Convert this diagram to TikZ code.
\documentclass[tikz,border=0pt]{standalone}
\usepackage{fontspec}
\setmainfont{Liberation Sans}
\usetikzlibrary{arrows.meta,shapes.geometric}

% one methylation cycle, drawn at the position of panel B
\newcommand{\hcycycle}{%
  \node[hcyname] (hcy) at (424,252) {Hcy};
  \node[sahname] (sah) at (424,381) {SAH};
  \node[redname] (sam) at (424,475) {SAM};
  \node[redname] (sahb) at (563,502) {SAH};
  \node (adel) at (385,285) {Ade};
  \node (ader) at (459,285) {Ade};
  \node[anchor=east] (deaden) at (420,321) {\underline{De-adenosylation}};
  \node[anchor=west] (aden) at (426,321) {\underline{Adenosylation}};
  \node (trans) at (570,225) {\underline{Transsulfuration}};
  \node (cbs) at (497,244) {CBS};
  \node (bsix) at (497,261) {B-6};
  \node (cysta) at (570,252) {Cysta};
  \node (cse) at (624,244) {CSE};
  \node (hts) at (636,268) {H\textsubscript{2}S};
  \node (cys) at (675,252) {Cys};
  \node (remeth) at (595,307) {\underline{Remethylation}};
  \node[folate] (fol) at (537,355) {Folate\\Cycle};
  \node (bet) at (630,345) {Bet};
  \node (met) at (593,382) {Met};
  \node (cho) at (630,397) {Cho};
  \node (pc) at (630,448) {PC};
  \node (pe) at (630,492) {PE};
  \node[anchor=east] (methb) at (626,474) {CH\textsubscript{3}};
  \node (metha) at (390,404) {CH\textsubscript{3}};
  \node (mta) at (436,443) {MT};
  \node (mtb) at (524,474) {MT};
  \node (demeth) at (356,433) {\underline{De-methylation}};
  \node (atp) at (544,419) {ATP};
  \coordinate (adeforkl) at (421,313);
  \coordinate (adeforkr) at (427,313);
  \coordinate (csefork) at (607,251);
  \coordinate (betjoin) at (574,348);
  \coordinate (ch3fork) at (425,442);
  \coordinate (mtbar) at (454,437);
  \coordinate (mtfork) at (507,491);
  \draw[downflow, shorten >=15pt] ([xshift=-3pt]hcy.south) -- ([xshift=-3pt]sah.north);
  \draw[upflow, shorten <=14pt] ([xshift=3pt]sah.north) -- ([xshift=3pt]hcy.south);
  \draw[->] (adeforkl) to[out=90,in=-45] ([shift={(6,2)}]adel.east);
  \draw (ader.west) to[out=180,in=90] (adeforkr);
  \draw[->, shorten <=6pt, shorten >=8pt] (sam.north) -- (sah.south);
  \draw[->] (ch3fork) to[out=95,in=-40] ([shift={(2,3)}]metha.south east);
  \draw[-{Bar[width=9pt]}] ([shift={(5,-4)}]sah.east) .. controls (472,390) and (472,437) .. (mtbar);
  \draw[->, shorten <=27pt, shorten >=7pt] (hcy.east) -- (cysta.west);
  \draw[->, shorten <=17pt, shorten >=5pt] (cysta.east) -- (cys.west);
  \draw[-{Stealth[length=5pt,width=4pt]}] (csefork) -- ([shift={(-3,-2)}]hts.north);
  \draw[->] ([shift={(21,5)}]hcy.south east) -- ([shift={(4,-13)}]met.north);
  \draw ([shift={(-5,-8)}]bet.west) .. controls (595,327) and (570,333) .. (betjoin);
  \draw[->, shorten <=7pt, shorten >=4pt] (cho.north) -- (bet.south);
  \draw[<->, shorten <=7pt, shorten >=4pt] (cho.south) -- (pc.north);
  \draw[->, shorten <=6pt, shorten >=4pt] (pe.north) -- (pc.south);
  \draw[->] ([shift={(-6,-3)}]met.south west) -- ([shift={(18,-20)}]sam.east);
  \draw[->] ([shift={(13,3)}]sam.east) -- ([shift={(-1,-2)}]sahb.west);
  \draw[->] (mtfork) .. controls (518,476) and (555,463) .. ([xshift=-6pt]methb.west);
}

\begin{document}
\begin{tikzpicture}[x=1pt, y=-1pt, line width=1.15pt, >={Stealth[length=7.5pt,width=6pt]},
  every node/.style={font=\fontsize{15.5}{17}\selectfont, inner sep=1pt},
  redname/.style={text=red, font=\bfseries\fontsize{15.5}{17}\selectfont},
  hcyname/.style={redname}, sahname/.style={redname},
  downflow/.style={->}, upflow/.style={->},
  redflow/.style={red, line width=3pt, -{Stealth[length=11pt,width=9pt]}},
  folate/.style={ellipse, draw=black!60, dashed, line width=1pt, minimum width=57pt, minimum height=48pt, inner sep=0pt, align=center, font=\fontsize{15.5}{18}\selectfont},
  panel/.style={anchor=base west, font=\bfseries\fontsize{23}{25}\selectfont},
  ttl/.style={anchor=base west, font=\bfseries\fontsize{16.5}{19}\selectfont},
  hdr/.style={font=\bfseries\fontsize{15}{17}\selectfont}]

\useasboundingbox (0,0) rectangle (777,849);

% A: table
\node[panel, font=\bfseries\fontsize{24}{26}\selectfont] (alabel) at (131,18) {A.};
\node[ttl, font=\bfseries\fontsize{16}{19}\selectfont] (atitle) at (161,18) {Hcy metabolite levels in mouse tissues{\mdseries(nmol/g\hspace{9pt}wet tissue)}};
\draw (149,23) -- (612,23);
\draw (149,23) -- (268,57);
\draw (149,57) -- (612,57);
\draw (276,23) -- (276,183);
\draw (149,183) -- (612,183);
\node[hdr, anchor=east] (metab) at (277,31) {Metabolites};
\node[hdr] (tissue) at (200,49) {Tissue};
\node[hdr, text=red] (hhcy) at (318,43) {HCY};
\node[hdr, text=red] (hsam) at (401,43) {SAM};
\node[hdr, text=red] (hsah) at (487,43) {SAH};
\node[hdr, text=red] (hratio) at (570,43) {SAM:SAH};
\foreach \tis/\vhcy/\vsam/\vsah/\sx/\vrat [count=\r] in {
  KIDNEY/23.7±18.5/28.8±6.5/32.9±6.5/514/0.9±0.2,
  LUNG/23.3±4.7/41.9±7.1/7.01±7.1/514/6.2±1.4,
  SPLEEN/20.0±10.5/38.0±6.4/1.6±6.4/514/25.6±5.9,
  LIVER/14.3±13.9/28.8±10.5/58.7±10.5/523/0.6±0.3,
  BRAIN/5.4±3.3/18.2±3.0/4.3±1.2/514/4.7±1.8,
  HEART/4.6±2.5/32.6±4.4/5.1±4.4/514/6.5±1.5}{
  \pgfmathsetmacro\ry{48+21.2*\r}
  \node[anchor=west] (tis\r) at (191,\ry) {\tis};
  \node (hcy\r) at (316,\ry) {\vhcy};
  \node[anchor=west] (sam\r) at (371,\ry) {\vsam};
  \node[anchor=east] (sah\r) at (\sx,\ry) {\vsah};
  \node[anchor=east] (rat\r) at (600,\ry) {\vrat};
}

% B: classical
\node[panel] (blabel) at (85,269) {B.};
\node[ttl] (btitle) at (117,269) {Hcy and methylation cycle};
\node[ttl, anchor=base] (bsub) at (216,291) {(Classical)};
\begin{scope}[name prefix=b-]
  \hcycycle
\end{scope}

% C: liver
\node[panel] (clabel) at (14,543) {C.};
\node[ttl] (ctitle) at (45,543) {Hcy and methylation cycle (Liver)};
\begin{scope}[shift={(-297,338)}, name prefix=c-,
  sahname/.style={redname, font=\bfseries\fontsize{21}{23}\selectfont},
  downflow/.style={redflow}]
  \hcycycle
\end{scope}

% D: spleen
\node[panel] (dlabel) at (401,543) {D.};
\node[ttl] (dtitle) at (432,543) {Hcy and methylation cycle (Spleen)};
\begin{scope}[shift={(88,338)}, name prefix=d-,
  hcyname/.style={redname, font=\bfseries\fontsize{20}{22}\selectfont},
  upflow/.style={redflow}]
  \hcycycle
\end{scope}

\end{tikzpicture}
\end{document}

= The exercise =
Copy out the whole listing exactly.

= Result of the exercise =
Convert this diagram to TikZ code.
\documentclass[tikz,border=0pt]{standalone}
\usepackage{fontspec}
\setmainfont{Liberation Sans}
\usetikzlibrary{arrows.meta,shapes.geometric}

% one methylation cycle, drawn at the position of panel B
\newcommand{\hcycycle}{%
  \node[hcyname] (hcy) at (424,252) {Hcy};
  \node[sahname] (sah) at (424,381) {SAH};
  \node[redname] (sam) at (424,475) {SAM};
  \node[redname] (sahb) at (563,502) {SAH};
  \node (adel) at (385,285) {Ade};
  \node (ader) at (459,285) {Ade};
  \node[anchor=east] (deaden) at (420,321) {\underline{De-adenosylation}};
  \node[anchor=west] (aden) at (426,321) {\underline{Adenosylation}};
  \node (trans) at (570,225) {\underline{Transsulfuration}};
  \node (cbs) at (497,244) {CBS};
  \node (bsix) at (497,261) {B-6};
  \node (cysta) at (570,252) {Cysta};
  \node (cse) at (624,244) {CSE};
  \node (hts) at (636,268) {H\textsubscript{2}S};
  \node (cys) at (675,252) {Cys};
  \node (remeth) at (595,307) {\underline{Remethylation}};
  \node[folate] (fol) at (537,355) {Folate\\Cycle};
  \node (bet) at (630,345) {Bet};
  \node (met) at (593,382) {Met};
  \node (cho) at (630,397) {Cho};
  \node (pc) at (630,448) {PC};
  \node (pe) at (630,492) {PE};
  \node[anchor=east] (methb) at (626,474) {CH\textsubscript{3}};
  \node (metha) at (390,404) {CH\textsubscript{3}};
  \node (mta) at (436,443) {MT};
  \node (mtb) at (524,474) {MT};
  \node (demeth) at (356,433) {\underline{De-methylation}};
  \node (atp) at (544,419) {ATP};
  \coordinate (adeforkl) at (421,313);
  \coordinate (adeforkr) at (427,313);
  \coordinate (csefork) at (607,251);
  \coordinate (betjoin) at (574,348);
  \coordinate (ch3fork) at (425,442);
  \coordinate (mtbar) at (454,437);
  \coordinate (mtfork) at (507,491);
  \draw[downflow, shorten >=15pt] ([xshift=-3pt]hcy.south) -- ([xshift=-3pt]sah.north);
  \draw[upflow, shorten <=14pt] ([xshift=3pt]sah.north) -- ([xshift=3pt]hcy.south);
  \draw[->] (adeforkl) to[out=90,in=-45] ([shift={(6,2)}]adel.east);
  \draw (ader.west) to[out=180,in=90] (adeforkr);
  \draw[->, shorten <=6pt, shorten >=8pt] (sam.north) -- (sah.south);
  \draw[->] (ch3fork) to[out=95,in=-40] ([shift={(2,3)}]metha.south east);
  \draw[-{Bar[width=9pt]}] ([shift={(5,-4)}]sah.east) .. controls (472,390) and (472,437) .. (mtbar);
  \draw[->, shorten <=27pt, shorten >=7pt] (hcy.east) -- (cysta.west);
  \draw[->, shorten <=17pt, shorten >=5pt] (cysta.east) -- (cys.west);
  \draw[-{Stealth[length=5pt,width=4pt]}] (csefork) -- ([shift={(-3,-2)}]hts.north);
  \draw[->] ([shift={(21,5)}]hcy.south east) -- ([shift={(4,-13)}]met.north);
  \draw ([shift={(-5,-8)}]bet.west) .. controls (595,327) and (570,333) .. (betjoin);
  \draw[->, shorten <=7pt, shorten >=4pt] (cho.north) -- (bet.south);
  \draw[<->, shorten <=7pt, shorten >=4pt] (cho.south) -- (pc.north);
  \draw[->, shorten <=6pt, shorten >=4pt] (pe.north) -- (pc.south);
  \draw[->] ([shift={(-6,-3)}]met.south west) -- ([shift={(18,-20)}]sam.east);
  \draw[->] ([shift={(13,3)}]sam.east) -- ([shift={(-1,-2)}]sahb.west);
  \draw[->] (mtfork) .. controls (518,476) and (555,463) .. ([xshift=-6pt]methb.west);
}

\begin{document}
\begin{tikzpicture}[x=1pt, y=-1pt, line width=1.15pt, >={Stealth[length=7.5pt,width=6pt]},
  every node/.style={font=\fontsize{15.5}{17}\selectfont, inner sep=1pt},
  redname/.style={text=red, font=\bfseries\fontsize{15.5}{17}\selectfont},
  hcyname/.style={redname}, sahname/.style={redname},
  downflow/.style={->}, upflow/.style={->},
  redflow/.style={red, line width=3pt, -{Stealth[length=11pt,width=9pt]}},
  folate/.style={ellipse, draw=black!60, dashed, line width=1pt, minimum width=57pt, minimum height=48pt, inner sep=0pt, align=center, font=\fontsize{15.5}{18}\selectfont},
  panel/.style={anchor=base west, font=\bfseries\fontsize{23}{25}\selectfont},
  ttl/.style={anchor=base west, font=\bfseries\fontsize{16.5}{19}\selectfont},
  hdr/.style={font=\bfseries\fontsize{15}{17}\selectfont}]

\useasboundingbox (0,0) rectangle (777,849);

% A: table
\node[panel, font=\bfseries\fontsize{24}{26}\selectfont] (alabel) at (131,18) {A.};
\node[ttl, font=\bfseries\fontsize{16}{19}\selectfont] (atitle) at (161,18) {Hcy metabolite levels in mouse tissues{\mdseries(nmol/g\hspace{9pt}wet tissue)}};
\draw (149,23) -- (612,23);
\draw (149,23) -- (268,57);
\draw (149,57) -- (612,57);
\draw (276,23) -- (276,183);
\draw (149,183) -- (612,183);
\node[hdr, anchor=east] (metab) at (277,31) {Metabolites};
\node[hdr] (tissue) at (200,49) {Tissue};
\node[hdr, text=red] (hhcy) at (318,43) {HCY};
\node[hdr, text=red] (hsam) at (401,43) {SAM};
\node[hdr, text=red] (hsah) at (487,43) {SAH};
\node[hdr, text=red] (hratio) at (570,43) {SAM:SAH};
\foreach \tis/\vhcy/\vsam/\vsah/\sx/\vrat [count=\r] in {
  KIDNEY/23.7±18.5/28.8±6.5/32.9±6.5/514/0.9±0.2,
  LUNG/23.3±4.7/41.9±7.1/7.01±7.1/514/6.2±1.4,
  SPLEEN/20.0±10.5/38.0±6.4/1.6±6.4/514/25.6±5.9,
  LIVER/14.3±13.9/28.8±10.5/58.7±10.5/523/0.6±0.3,
  BRAIN/5.4±3.3/18.2±3.0/4.3±1.2/514/4.7±1.8,
  HEART/4.6±2.5/32.6±4.4/5.1±4.4/514/6.5±1.5}{
  \pgfmathsetmacro\ry{48+21.2*\r}
  \node[anchor=west] (tis\r) at (191,\ry) {\tis};
  \node (hcy\r) at (316,\ry) {\vhcy};
  \node[anchor=west] (sam\r) at (371,\ry) {\vsam};
  \node[anchor=east] (sah\r) at (\sx,\ry) {\vsah};
  \node[anchor=east] (rat\r) at (600,\ry) {\vrat};
}

% B: classical
\node[panel] (blabel) at (85,269) {B.};
\node[ttl] (btitle) at (117,269) {Hcy and methylation cycle};
\node[ttl, anchor=base] (bsub) at (216,291) {(Classical)};
\begin{scope}[name prefix=b-]
  \hcycycle
\end{scope}

% C: liver
\node[panel] (clabel) at (14,543) {C.};
\node[ttl] (ctitle) at (45,543) {Hcy and methylation cycle (Liver)};
\begin{scope}[shift={(-297,338)}, name prefix=c-,
  sahname/.style={redname, font=\bfseries\fontsize{21}{23}\selectfont},
  downflow/.style={redflow}]
  \hcycycle
\end{scope}

% D: spleen
\node[panel] (dlabel) at (401,543) {D.};
\node[ttl] (dtitle) at (432,543) {Hcy and methylation cycle (Spleen)};
\begin{scope}[shift={(88,338)}, name prefix=d-,
  hcyname/.style={redname, font=\bfseries\fontsize{20}{22}\selectfont},
  upflow/.style={redflow}]
  \hcycycle
\end{scope}

\end{tikzpicture}
\end{document}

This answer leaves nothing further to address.